Des compétences migratoires transférées à la Libye

Des solutions sont bricolées « en attendant de trouver un accord ». Un « en attendant » qui s’éternise et devient la norme, générant une crise humanitaire en Méditerranée. La gestion des flux migratoires aux frontières de l’UE est externalisée vers la Turquie et la Libye, où les droits humains ne sont pas respectés. Et ce sont les migrants qui en paient le prix. Des associations comme SOS Méditerranée jouent un rôle de sentinelle, empêchant le grand public et l’UE d’ignorer l’impact de leurs (in)décisions. « En 2018, l’Europe a transféré la responsabilité de la coordination de la zone où se passent tous les naufrages aux Libyens. On est en pleine violation du droit maritime, puisque ces garde- côtes interceptent et ramènent les personnes en Libye, un pays qui n’est absolument pas un lieu sûr » explique Fabienne Lassalle, cofondatrice de SOS Méditerranée France. Elle précise que l’action de sauvetage en mer de son association rencontre des entraves politiques : perte de pavillon, navire bloqué pour raisons administratives, non-assignation de ports de débarquement pour empêcher que les personnes secourues n’atteignent les côtes européennes… Notre gestion des migrations crée la crise humanitaire - depuis 2014, on recense plus de 20000 personnes mortes en tentant de traverser la Méditerranée.

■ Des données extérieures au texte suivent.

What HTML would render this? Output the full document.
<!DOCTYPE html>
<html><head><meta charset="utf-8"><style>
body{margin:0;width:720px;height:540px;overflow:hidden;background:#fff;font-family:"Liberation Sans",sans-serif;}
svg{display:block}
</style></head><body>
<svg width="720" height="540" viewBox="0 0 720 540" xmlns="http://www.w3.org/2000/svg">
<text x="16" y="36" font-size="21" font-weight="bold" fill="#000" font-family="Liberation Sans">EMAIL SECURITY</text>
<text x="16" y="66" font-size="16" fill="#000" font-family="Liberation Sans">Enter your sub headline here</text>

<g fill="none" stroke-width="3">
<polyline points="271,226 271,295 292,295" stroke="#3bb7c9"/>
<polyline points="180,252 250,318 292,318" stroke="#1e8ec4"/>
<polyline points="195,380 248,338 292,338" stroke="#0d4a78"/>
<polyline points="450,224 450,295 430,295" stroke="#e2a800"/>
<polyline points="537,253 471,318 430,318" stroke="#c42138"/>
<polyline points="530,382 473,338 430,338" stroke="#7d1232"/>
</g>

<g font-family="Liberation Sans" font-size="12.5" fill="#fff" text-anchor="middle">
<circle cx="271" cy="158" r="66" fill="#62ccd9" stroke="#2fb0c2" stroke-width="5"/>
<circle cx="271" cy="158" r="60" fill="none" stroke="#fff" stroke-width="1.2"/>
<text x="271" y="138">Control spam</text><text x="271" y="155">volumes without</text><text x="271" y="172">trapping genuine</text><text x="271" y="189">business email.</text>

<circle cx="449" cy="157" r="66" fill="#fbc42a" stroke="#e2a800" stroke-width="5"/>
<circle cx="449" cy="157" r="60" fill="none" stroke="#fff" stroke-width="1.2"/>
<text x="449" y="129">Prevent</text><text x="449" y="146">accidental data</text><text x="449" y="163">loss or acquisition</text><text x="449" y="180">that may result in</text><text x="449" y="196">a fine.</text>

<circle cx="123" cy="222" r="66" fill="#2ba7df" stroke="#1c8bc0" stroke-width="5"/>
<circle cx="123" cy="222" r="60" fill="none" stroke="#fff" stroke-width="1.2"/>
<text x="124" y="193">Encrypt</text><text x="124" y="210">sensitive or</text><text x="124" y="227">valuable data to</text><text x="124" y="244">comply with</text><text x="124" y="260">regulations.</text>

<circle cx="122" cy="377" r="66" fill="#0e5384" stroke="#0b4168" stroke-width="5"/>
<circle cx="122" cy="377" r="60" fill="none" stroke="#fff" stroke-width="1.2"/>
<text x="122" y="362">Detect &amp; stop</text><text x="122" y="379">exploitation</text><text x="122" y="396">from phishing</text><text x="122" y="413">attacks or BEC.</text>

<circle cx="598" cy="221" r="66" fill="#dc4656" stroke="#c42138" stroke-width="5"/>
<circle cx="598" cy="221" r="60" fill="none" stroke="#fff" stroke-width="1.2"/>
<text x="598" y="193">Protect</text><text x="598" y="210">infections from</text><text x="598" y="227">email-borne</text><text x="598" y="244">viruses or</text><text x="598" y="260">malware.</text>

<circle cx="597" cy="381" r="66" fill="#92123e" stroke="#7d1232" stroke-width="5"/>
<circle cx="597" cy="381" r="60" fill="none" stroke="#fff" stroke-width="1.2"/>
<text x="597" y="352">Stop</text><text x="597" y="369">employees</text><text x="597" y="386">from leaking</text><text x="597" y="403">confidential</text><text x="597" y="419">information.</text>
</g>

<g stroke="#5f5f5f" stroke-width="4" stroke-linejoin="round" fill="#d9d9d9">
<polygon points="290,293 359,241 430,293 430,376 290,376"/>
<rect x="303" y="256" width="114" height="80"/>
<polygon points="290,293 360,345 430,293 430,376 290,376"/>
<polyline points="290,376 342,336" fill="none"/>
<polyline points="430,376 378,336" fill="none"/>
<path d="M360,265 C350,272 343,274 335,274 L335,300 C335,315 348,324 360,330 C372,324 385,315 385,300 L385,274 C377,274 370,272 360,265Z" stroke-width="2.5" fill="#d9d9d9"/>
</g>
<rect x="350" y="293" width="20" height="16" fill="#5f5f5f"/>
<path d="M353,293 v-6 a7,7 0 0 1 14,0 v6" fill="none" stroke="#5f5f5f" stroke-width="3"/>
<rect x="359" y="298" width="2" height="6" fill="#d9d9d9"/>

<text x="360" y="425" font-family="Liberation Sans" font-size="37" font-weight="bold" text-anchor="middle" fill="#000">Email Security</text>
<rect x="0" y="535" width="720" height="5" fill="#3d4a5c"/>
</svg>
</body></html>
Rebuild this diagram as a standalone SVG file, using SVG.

L’impact du COVID-19 sur les migrations

Didier Leschi, directeur de l’OFII, constate plusieurs tendances. D’une part, une remontée des demandes de regroupement familial : les conditions économiques se sont détériorées au Maghreb avec la chute du tourisme. D’autre part, une mise à l’arrêt de la restauration et des chantiers, secteurs traditionnels d’intégration de la main-d’œuvre, qui aura des effets sur plusieurs années. Enfin, la crise a mis en lumière le fait que le système hospitalier français repose sur une main-d’œuvre migrante : la France a fait venir des médecins de l’étranger, ce qui a été perçu comme une politique néocoloniale par les pays d’émigration. L’hôpital français ne fonctionnerait pas sans cette main-d’œuvre immigrée ou d’enfant d’immigrés, souvent en concurrence avec les enfants de Domiens.